- **WRITTEN PROBLEM**
Reproduce exactly the lines starting at the line that contains "What TikZ code" and ending at the line that contains "node] (run) at". Omit pictures.

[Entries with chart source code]
— start —

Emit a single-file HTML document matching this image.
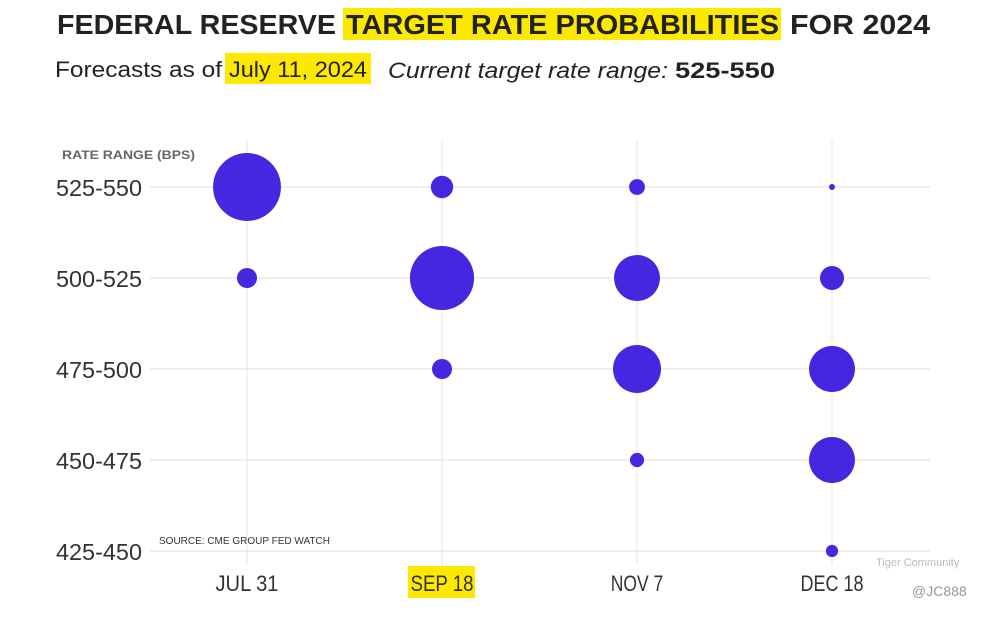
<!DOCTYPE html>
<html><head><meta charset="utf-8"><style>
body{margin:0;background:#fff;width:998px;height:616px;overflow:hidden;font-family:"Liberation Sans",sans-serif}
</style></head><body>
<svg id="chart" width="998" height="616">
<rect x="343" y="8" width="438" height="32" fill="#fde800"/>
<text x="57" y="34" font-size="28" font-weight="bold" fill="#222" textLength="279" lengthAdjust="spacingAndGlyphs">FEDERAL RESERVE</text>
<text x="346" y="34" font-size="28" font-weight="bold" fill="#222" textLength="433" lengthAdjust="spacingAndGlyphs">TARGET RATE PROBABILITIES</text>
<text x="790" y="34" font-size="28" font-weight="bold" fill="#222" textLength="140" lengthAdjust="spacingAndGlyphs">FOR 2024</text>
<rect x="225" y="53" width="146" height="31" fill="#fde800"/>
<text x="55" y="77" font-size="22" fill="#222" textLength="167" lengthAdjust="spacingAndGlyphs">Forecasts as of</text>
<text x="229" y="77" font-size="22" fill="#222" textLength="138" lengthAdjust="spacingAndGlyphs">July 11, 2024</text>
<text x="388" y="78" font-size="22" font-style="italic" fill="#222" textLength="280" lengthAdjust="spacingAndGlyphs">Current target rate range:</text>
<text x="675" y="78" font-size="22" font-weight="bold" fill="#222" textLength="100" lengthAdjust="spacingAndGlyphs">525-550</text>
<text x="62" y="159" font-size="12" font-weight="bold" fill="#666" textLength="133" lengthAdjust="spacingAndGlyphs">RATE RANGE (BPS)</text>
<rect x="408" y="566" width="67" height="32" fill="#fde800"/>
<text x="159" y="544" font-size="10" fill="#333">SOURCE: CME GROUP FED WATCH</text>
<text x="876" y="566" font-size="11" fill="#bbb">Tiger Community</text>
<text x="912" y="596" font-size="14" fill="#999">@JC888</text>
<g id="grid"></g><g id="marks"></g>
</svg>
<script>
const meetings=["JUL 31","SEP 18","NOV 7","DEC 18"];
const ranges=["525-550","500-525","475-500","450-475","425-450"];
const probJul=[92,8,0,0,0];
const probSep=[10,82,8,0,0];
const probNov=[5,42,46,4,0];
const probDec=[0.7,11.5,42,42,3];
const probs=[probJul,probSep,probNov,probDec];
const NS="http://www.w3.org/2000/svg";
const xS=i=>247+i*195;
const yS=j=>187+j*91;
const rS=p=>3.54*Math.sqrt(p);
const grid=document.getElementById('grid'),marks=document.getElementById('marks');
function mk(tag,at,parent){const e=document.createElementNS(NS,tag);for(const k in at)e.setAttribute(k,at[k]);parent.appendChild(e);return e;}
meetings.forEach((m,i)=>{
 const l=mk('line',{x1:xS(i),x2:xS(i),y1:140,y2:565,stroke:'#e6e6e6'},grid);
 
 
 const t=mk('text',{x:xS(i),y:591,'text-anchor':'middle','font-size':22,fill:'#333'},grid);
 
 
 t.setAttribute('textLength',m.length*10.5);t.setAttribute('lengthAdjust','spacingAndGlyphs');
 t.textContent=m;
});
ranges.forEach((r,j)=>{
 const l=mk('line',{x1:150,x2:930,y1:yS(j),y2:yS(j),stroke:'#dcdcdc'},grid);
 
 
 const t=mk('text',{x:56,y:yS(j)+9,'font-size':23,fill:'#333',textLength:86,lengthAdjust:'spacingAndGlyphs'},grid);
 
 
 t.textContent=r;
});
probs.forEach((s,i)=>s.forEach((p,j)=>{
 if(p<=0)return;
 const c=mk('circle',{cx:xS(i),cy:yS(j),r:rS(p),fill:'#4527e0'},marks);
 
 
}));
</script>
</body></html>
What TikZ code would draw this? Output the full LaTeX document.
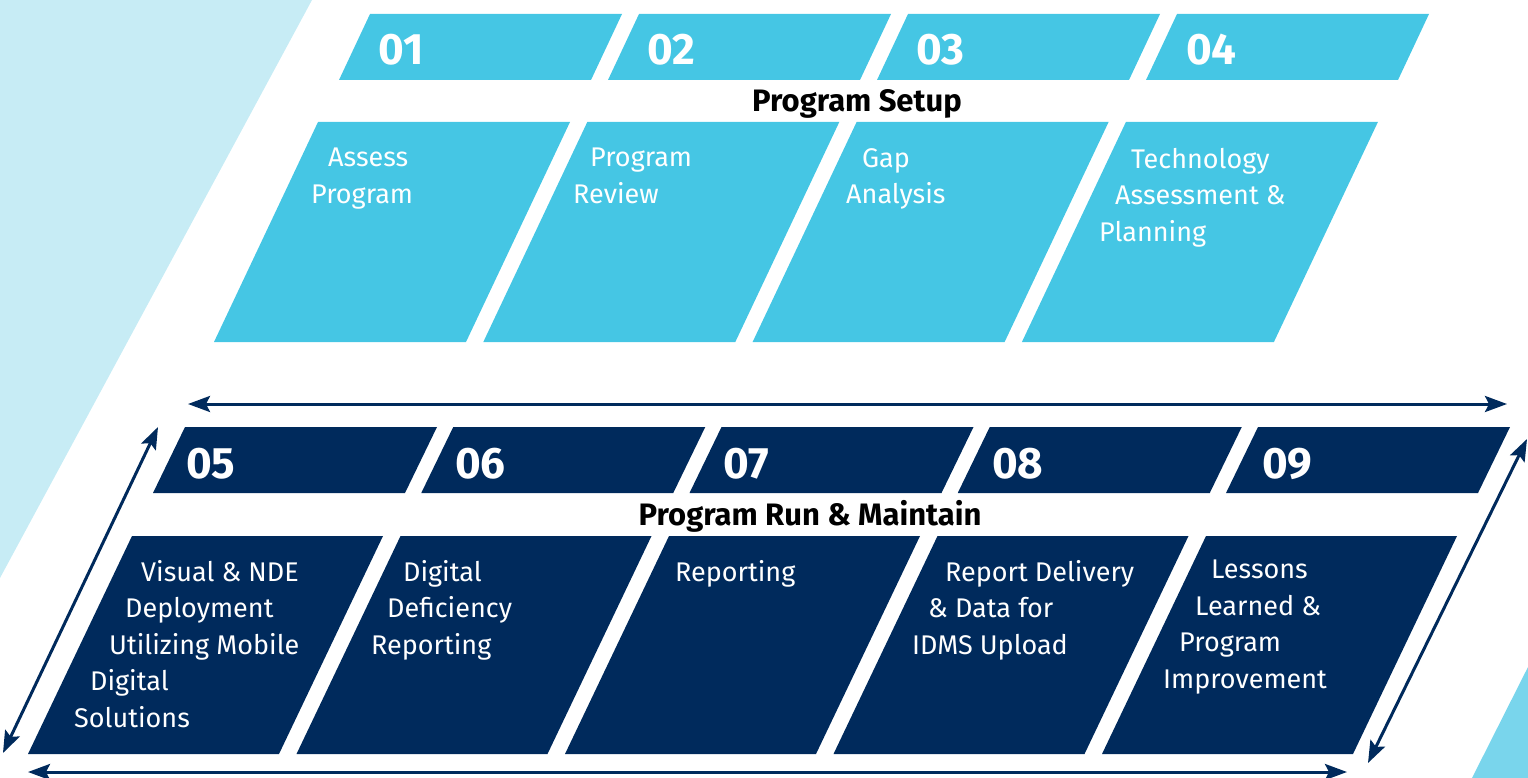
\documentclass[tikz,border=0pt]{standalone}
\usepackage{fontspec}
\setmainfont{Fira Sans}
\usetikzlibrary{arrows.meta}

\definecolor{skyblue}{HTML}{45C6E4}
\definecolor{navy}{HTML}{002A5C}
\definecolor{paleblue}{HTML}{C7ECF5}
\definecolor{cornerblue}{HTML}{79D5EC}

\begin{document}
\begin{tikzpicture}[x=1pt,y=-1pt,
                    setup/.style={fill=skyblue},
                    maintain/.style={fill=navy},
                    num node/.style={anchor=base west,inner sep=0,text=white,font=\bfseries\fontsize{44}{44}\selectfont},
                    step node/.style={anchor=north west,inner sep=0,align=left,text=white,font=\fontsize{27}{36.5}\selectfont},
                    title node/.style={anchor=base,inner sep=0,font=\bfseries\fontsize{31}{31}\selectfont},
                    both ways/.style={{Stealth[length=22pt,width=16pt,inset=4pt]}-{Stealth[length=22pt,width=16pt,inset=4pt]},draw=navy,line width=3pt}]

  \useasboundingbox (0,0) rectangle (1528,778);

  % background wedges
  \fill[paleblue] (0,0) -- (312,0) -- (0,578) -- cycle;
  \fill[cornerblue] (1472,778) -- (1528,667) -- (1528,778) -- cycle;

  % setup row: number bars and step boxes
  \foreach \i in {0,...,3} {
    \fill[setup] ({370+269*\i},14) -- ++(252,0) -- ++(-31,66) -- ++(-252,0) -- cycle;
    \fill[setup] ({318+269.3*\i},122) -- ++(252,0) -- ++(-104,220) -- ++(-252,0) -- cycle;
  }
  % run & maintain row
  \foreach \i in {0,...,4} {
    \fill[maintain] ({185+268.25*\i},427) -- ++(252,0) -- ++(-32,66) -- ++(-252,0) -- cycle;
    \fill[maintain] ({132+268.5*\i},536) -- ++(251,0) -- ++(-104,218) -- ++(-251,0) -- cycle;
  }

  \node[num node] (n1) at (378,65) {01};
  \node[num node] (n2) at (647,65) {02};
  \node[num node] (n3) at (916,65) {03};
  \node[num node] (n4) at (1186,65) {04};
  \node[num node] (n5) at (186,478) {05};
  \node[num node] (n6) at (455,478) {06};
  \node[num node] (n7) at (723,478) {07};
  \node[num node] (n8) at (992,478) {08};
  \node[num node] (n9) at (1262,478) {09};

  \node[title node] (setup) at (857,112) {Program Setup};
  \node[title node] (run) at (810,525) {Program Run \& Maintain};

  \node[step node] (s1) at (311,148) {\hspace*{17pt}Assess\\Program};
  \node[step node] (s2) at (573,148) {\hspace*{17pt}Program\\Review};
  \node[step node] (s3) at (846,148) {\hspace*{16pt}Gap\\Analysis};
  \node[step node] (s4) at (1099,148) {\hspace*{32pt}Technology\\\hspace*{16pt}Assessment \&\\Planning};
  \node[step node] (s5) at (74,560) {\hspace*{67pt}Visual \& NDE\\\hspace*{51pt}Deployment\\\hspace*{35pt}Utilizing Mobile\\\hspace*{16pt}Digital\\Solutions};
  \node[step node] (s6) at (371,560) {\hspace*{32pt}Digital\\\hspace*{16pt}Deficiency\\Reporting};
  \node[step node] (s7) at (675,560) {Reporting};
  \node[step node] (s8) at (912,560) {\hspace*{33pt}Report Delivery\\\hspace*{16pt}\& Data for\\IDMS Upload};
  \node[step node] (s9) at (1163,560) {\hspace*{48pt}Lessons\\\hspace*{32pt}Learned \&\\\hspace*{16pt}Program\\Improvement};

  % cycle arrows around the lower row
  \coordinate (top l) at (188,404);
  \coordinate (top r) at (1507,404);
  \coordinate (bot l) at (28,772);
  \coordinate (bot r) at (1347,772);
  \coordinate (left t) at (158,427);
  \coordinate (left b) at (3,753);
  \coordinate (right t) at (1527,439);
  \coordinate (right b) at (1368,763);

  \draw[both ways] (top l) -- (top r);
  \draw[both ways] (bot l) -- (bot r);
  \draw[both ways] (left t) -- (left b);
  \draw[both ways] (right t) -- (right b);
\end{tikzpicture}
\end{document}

— end —

- **IN RESPONSE**
What TikZ code would draw this? Output the full LaTeX document.
\documentclass[tikz,border=0pt]{standalone}
\usepackage{fontspec}
\setmainfont{Fira Sans}
\usetikzlibrary{arrows.meta}

\definecolor{skyblue}{HTML}{45C6E4}
\definecolor{navy}{HTML}{002A5C}
\definecolor{paleblue}{HTML}{C7ECF5}
\definecolor{cornerblue}{HTML}{79D5EC}

\begin{document}
\begin{tikzpicture}[x=1pt,y=-1pt,
                    setup/.style={fill=skyblue},
                    maintain/.style={fill=navy},
                    num node/.style={anchor=base west,inner sep=0,text=white,font=\bfseries\fontsize{44}{44}\selectfont},
                    step node/.style={anchor=north west,inner sep=0,align=left,text=white,font=\fontsize{27}{36.5}\selectfont},
                    title node/.style={anchor=base,inner sep=0,font=\bfseries\fontsize{31}{31}\selectfont},
                    both ways/.style={{Stealth[length=22pt,width=16pt,inset=4pt]}-{Stealth[length=22pt,width=16pt,inset=4pt]},draw=navy,line width=3pt}]

  \useasboundingbox (0,0) rectangle (1528,778);

  % background wedges
  \fill[paleblue] (0,0) -- (312,0) -- (0,578) -- cycle;
  \fill[cornerblue] (1472,778) -- (1528,667) -- (1528,778) -- cycle;

  % setup row: number bars and step boxes
  \foreach \i in {0,...,3} {
    \fill[setup] ({370+269*\i},14) -- ++(252,0) -- ++(-31,66) -- ++(-252,0) -- cycle;
    \fill[setup] ({318+269.3*\i},122) -- ++(252,0) -- ++(-104,220) -- ++(-252,0) -- cycle;
  }
  % run & maintain row
  \foreach \i in {0,...,4} {
    \fill[maintain] ({185+268.25*\i},427) -- ++(252,0) -- ++(-32,66) -- ++(-252,0) -- cycle;
    \fill[maintain] ({132+268.5*\i},536) -- ++(251,0) -- ++(-104,218) -- ++(-251,0) -- cycle;
  }

  \node[num node] (n1) at (378,65) {01};
  \node[num node] (n2) at (647,65) {02};
  \node[num node] (n3) at (916,65) {03};
  \node[num node] (n4) at (1186,65) {04};
  \node[num node] (n5) at (186,478) {05};
  \node[num node] (n6) at (455,478) {06};
  \node[num node] (n7) at (723,478) {07};
  \node[num node] (n8) at (992,478) {08};
  \node[num node] (n9) at (1262,478) {09};

  \node[title node] (setup) at (857,112) {Program Setup};
  \node[title node] (run) at (810,525) {Program Run \& Maintain};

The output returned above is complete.